Your task is to retype, word for word, the lines from the start of the data through the line holding "['#ff4000', '#ff8000', '#ffc000', '#ffff00', '#80e000'];". Do not include the pictures.

---

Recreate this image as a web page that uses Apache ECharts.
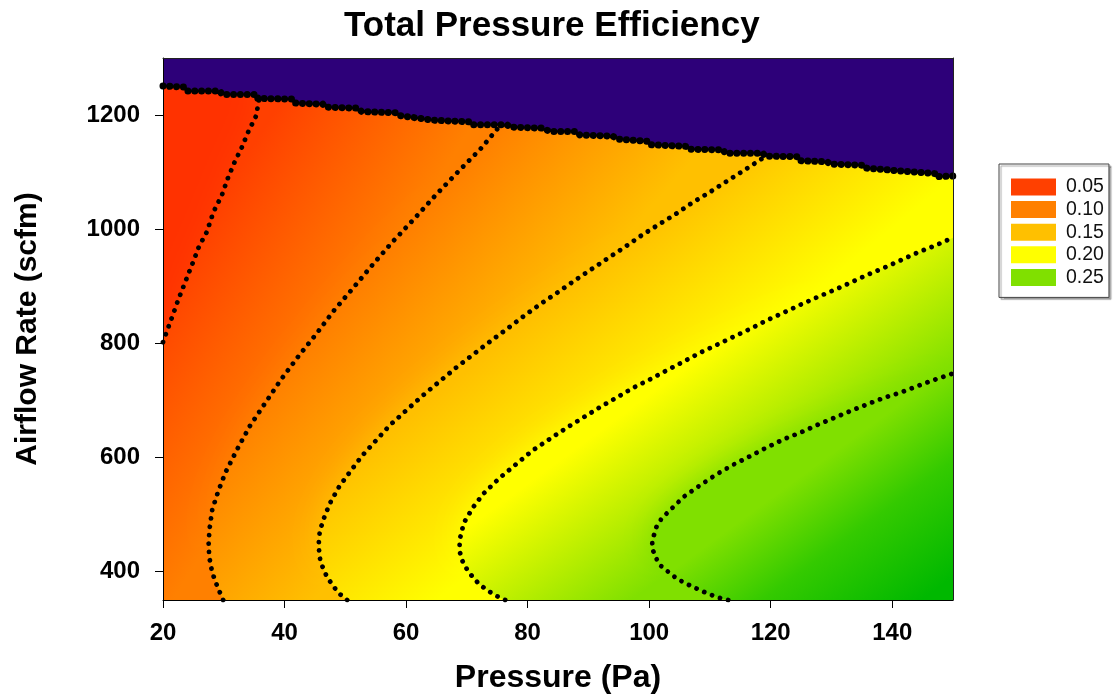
<!DOCTYPE html>
<html>
<head>
<meta charset="utf-8">
<title>Total Pressure Efficiency</title>
<script src="https://cdn.jsdelivr.net/npm/echarts@6/dist/echarts.min.js"></script>
<style>
  html, body { margin: 0; padding: 0; background: #ffffff; }
  #chart { width: 1115px; height: 695px; }
</style>
</head>
<body>
<div id="chart"></div>
<script>
// ---- Data: contour lines of efficiency over (Pressure [Pa], Airflow [scfm]) ----
const X_MIN = 20, X_MAX = 150, Y_MIN = 350, Y_MAX = 1300;
const xTicks = [20, 40, 60, 80, 100, 120, 140];
const yTicks = [400, 600, 800, 1000, 1200];

const levelNames = ['0.05', '0.10', '0.15', '0.20', '0.25'];
const levelColors = ['#ff4000', '#ff8000', '#ffc000', '#ffff00', '#80e000'];

// iso-lines, listed from where they enter the plot to where they leave it
const contour005 = [[20, 802], [20.7, 823], [21.5, 846], [22.5, 876], [23.9, 914], [24.9, 941], [25.9, 969],
  [27.2, 995], [28.3, 1030], [29.7, 1060], [30.7, 1090], [31.8, 1118], [33.0, 1144], [34.0, 1170],
  [35.3, 1198], [35.8, 1226]];
const contour010 = [[29.9, 350], [29.0, 372], [28.1, 398], [27.6, 426], [27.5, 452], [27.7, 478], [28.1, 508],
  [29.1, 541], [30.3, 574], [32.2, 614], [34.3, 655], [36.8, 695], [39.4, 736], [42.2, 776], [45.2, 816],
  [48.1, 857], [51.3, 897], [54.6, 939], [57.8, 978], [61.5, 1020], [64.9, 1060], [68.5, 1100],
  [72.2, 1140], [74.5, 1169], [75.2, 1178]];
const contour015 = [[50.3, 350], [48.8, 363], [47.0, 390], [45.9, 417], [45.6, 445], [45.8, 471], [46.7, 500],
  [47.6, 522], [49.0, 549], [50.8, 575], [52.7, 602], [55.0, 629], [57.4, 657], [60.1, 683], [62.7, 708],
  [65.5, 733], [68.2, 757], [71.0, 780], [73.8, 803], [76.6, 825], [79.3, 847], [82.0, 868], [84.8, 888],
  [87.6, 909], [90.4, 929], [93.2, 949], [95.9, 968], [98.6, 988], [101.4, 1007], [104.3, 1026],
  [106.9, 1045], [109.7, 1063], [112.5, 1082], [115.3, 1101], [118.2, 1121], [118.9, 1126]];
const contour020 = [[76.3, 350], [74.9, 357], [73.5, 366], [72.0, 378], [70.9, 391], [70.0, 404], [69.3, 418],
  [68.9, 432], [68.8, 445], [68.9, 459], [69.5, 485], [71.0, 512], [72.7, 536], [75.3, 563], [78.1, 588],
  [80.8, 612], [83.6, 632], [86.3, 651], [89.2, 670], [91.9, 688], [94.7, 705], [97.4, 722], [100.2, 737],
  [103.0, 753], [105.7, 768], [108.5, 784], [111.3, 798], [114.0, 812], [116.8, 826], [119.5, 841],
  [122.2, 854], [125.0, 868], [127.7, 881], [130.6, 894], [133.3, 907], [136.1, 921], [138.8, 933],
  [141.7, 947], [144.4, 960], [147.2, 972], [150, 985]];
const contour025 = [[113.0, 350], [111.5, 354], [110.2, 359], [108.8, 365], [107.4, 372], [106.0, 379],
  [104.6, 387], [103.3, 398], [101.9, 410], [101.1, 424], [100.6, 438], [100.5, 451], [100.8, 464],
  [101.2, 478], [102.0, 492], [103.1, 504], [105.7, 531], [108.5, 552], [111.2, 571], [114.0, 588],
  [116.8, 603], [119.5, 618], [122.2, 632], [125.0, 644], [127.7, 657], [130.6, 670], [133.3, 682],
  [136.1, 694], [138.8, 705], [141.7, 715], [144.4, 726], [147.2, 737], [150, 747]];

// upper limit of the operating range (stepped edge of the valid region)
const boundary = [[20, 1251], [23.5, 1249], [23.9, 1242], [29.4, 1242], [29.7, 1236], [35.5, 1236],
  [35.6, 1229], [41.4, 1228], [41.7, 1221], [46.3, 1219], [46.7, 1214], [52.1, 1212], [52.7, 1206],
  [58.5, 1204], [59.0, 1199], [64.4, 1191], [70.5, 1188], [70.8, 1183], [76.6, 1183], [77.1, 1179],
  [82.5, 1177], [83.7, 1171], [88.1, 1171], [88.6, 1165], [94.0, 1163], [94.7, 1158], [99.8, 1154],
  [100.1, 1148], [106.2, 1145], [106.7, 1140], [112.2, 1139], [112.5, 1133], [118.7, 1133], [119.1, 1128],
  [124.5, 1127], [124.8, 1120], [129.3, 1118], [129.8, 1114], [135.5, 1112], [135.8, 1107], [141.3, 1102],
  [141.6, 1099], [147.4, 1097], [147.5, 1092], [150, 1093]];

// ---- Styling ----
const baseFill = '#ff3200';          // below the lowest iso-line
const beyondColors = ['#80e000', '#34ca00', '#00b800']; // above the highest iso-line
const outsideColor = '#2d0079';
const FONT = '"Liberation Sans", Arial, Helvetica, sans-serif';

const contours = [contour005, contour010, contour015, contour020, contour025];

// Region lying on the high-efficiency side of an iso-line, closed along the plot edges.
function regionRightOf(line) {
  const pts = line.slice();
  const last = line[line.length - 1];
  if (last[0] < X_MAX) {
    pts.push([last[0], Y_MAX], [X_MAX, Y_MAX]);
  }
  pts.push([X_MAX, Y_MIN]);
  if (line[0][1] !== Y_MIN) pts.push([X_MIN, Y_MIN]);
  return pts;
}

// Least-squares linear ramp f(x, y) = a*x + b*y + c in screen space,
// equal to 0 along one iso-line and 1 along the next.
function fitRamp(lowPx, highPx) {
  const M = [[0, 0, 0], [0, 0, 0], [0, 0, 0]];
  const v = [0, 0, 0];
  function add(p, t) {
    const r = [p[0], p[1], 1];
    for (let i = 0; i < 3; i++) {
      for (let j = 0; j < 3; j++) M[i][j] += r[i] * r[j];
      v[i] += r[i] * t;
    }
  }
  lowPx.forEach(function (p) { add(p, 0); });
  highPx.forEach(function (p) { add(p, 1); });
  // Gaussian elimination
  const A = M.map(function (row, i) { return row.concat([v[i]]); });
  for (let c = 0; c < 3; c++) {
    let piv = c;
    for (let r = c + 1; r < 3; r++) if (Math.abs(A[r][c]) > Math.abs(A[piv][c])) piv = r;
    const tmp = A[c]; A[c] = A[piv]; A[piv] = tmp;
    for (let r = 0; r < 3; r++) {
      if (r === c) continue;
      const f = A[r][c] / A[c][c];
      for (let k = c; k < 4; k++) A[r][k] -= f * A[c][k];
    }
  }
  return [A[0][3] / A[0][0], A[1][3] / A[1][1], A[2][3] / A[2][2]];
}

// screen point where the ramp takes the value f
function rampPoint(ramp, f) {
  const a = ramp[0], b = ramp[1], c = ramp[2];
  const gg = a * a + b * b;
  return [(f - c) * a / gg, (f - c) * b / gg];
}

function polygonSeries(buildElement, z) {
  return {
    type: 'custom',
    coordinateSystem: 'cartesian2d',
    clip: true,
    silent: true,
    animation: false,
    z: z,
    data: [[X_MIN, Y_MIN]],
    renderItem: function (params, api) {
      const toPx = function (pts) { return pts.map(function (p) { return api.coord(p); }); };
      return buildElement(toPx);
    }
  };
}

const series = [];
// lowest band covers the whole plot
series.push(polygonSeries(function (toPx) {
  return {
    type: 'polygon',
    shape: { points: toPx([[X_MIN, Y_MIN], [X_MIN, Y_MAX], [X_MAX, Y_MAX], [X_MAX, Y_MIN]]) },
    style: { fill: baseFill }
  };
}, 1));

// each following band is painted over the previous one, shaded from its
// iso-line colour towards the colour of the next iso-line
contours.forEach(function (line, i) {
  series.push(polygonSeries(function (toPx) {
    let fill;
    if (i < contours.length - 1) {
      const ramp = fitRamp(toPx(line), toPx(contours[i + 1]));
      const p0 = rampPoint(ramp, 0), p1 = rampPoint(ramp, 1);
      fill = new echarts.graphic.LinearGradient(p0[0], p0[1], p1[0], p1[1], [
        { offset: 0, color: levelColors[i] },
        { offset: 1, color: levelColors[i + 1] }
      ], true);
    } else {
      const ramp = fitRamp(toPx(contours[i - 1]), toPx(line));
      const p0 = rampPoint(ramp, 1), p1 = rampPoint(ramp, 2.1);
      fill = new echarts.graphic.LinearGradient(p0[0], p0[1], p1[0], p1[1], [
        { offset: 0, color: beyondColors[0] },
        { offset: 0.45, color: beyondColors[1] },
        { offset: 1, color: beyondColors[2] }
      ], true);
    }
    return {
      type: 'polygon',
      shape: { points: toPx(regionRightOf(line)) },
      style: { fill: fill, shadowBlur: 30, shadowColor: levelColors[i] }
    };
  }, 1));
});

// region outside the operating range
series.push(polygonSeries(function (toPx) {
  return {
    type: 'polygon',
    shape: { points: toPx(boundary.concat([[X_MAX, Y_MAX], [X_MIN, Y_MAX]])) },
    style: { fill: outsideColor }
  };
}, 2));

// dotted iso-lines
contours.forEach(function (line, i) {
  series.push({
    type: 'line',
    name: levelNames[i],
    data: line,
    symbol: 'none',
    showSymbol: false,
    silent: true,
    animation: false,
    z: 5,
    itemStyle: { color: levelColors[i] },
    lineStyle: { color: '#000', width: 4.8, type: [0.01, 8.4], cap: 'round', join: 'round' }
  });
});
// dotted edge of the operating range
series.push({
  type: 'line',
  data: boundary,
  symbol: 'none',
  showSymbol: false,
  silent: true,
  animation: false,
  z: 6,
  lineStyle: { color: '#000', width: 7, type: [0.01, 6.8], cap: 'round', join: 'round' }
});

const chart = echarts.init(document.getElementById('chart'), null, { renderer: 'canvas' });
chart.setOption({
  animation: false,
  backgroundColor: '#ffffff',
  title: {
    text: 'Total Pressure Efficiency',
    left: 339,
    top: 4,
    textStyle: { fontFamily: FONT, fontWeight: 'bold', fontSize: 35, color: '#000' }
  },
  grid: { left: 163, right: 162, top: 58, bottom: 95, containLabel: false, outerBoundsMode: 'none' },
  legend: {
    orient: 'vertical',
    left: 999,
    top: 164,
    padding: [13, 5, 10, 12],
    itemWidth: 45,
    itemHeight: 17,
    itemGap: 2.6,
    icon: 'rect',
    selectedMode: false,
    backgroundColor: '#ffffff',
    borderColor: '#444',
    borderWidth: 1,
    shadowColor: 'rgba(0,0,0,0.35)',
    shadowBlur: 1,
    shadowOffsetX: 2,
    shadowOffsetY: 2,
    itemStyle: { borderWidth: 0 },
    textStyle: { fontFamily: FONT, fontSize: 19.5, color: '#111', lineHeight: 17, padding: [0, 0, 0, 5] },
    data: levelNames.map(function (n, i) {
      return { name: n, itemStyle: { color: levelColors[i], borderWidth: 0 } };
    })
  },
  xAxis: [{
    type: 'value',
    min: X_MIN,
    max: X_MAX,
    z: 10,
    name: 'Pressure (Pa)',
    nameLocation: 'middle',
    nameGap: 62,
    nameTextStyle: { fontFamily: FONT, fontWeight: 'bold', fontSize: 32, color: '#000' },
    axisLine: { show: true, onZero: false, lineStyle: { color: '#000', width: 1 } },
    axisTick: { show: true, inside: false, length: 8, customValues: xTicks, lineStyle: { color: '#000' } },
    axisLabel: {
      margin: 21, customValues: xTicks, formatter: function (v) { return String(v); },
      fontFamily: FONT, fontWeight: 'bold', fontSize: 24, color: '#000'
    },
    splitLine: { show: false }
  }, {
    type: 'value',
    position: 'top',
    min: X_MIN,
    max: X_MAX,
    z: 10,
    axisLine: { show: true, onZero: false, lineStyle: { color: '#222', width: 1 } },
    axisTick: { show: false },
    axisLabel: { show: false },
    splitLine: { show: false }
  }],
  yAxis: [{
    type: 'value',
    min: Y_MIN,
    max: Y_MAX,
    z: 10,
    name: 'Airflow Rate (scfm)',
    nameLocation: 'middle',
    nameGap: 120,
    nameTextStyle: { fontFamily: FONT, fontWeight: 'bold', fontSize: 30, color: '#000' },
    axisLine: { show: true, onZero: false, lineStyle: { color: '#000', width: 1 } },
    axisTick: { show: true, inside: false, length: 8, customValues: yTicks, lineStyle: { color: '#000' } },
    axisLabel: {
      margin: 23, customValues: yTicks, formatter: function (v) { return String(v); },
      fontFamily: FONT, fontWeight: 'bold', fontSize: 24, color: '#000'
    },
    splitLine: { show: false }
  }, {
    type: 'value',
    position: 'right',
    min: Y_MIN,
    max: Y_MAX,
    z: 10,
    axisLine: { show: true, onZero: false, lineStyle: { color: '#222', width: 1 } },
    axisTick: { show: false },
    axisLabel: { show: false },
    splitLine: { show: false }
  }],
  series: series
});
</script>
</body>
</html>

---

RESULT FOR THIS TASK
Recreate this image as a web page that uses Apache ECharts.
<!DOCTYPE html>
<html>
<head>
<meta charset="utf-8">
<title>Total Pressure Efficiency</title>
<script src="https://cdn.jsdelivr.net/npm/echarts@6/dist/echarts.min.js"></script>
<style>
  html, body { margin: 0; padding: 0; background: #ffffff; }
  #chart { width: 1115px; height: 695px; }
</style>
</head>
<body>
<div id="chart"></div>
<script>
// ---- Data: contour lines of efficiency over (Pressure [Pa], Airflow [scfm]) ----
const X_MIN = 20, X_MAX = 150, Y_MIN = 350, Y_MAX = 1300;
const xTicks = [20, 40, 60, 80, 100, 120, 140];
const yTicks = [400, 600, 800, 1000, 1200];

const levelNames = ['0.05', '0.10', '0.15', '0.20', '0.25'];
const levelColors = ['#ff4000', '#ff8000', '#ffc000', '#ffff00', '#80e000'];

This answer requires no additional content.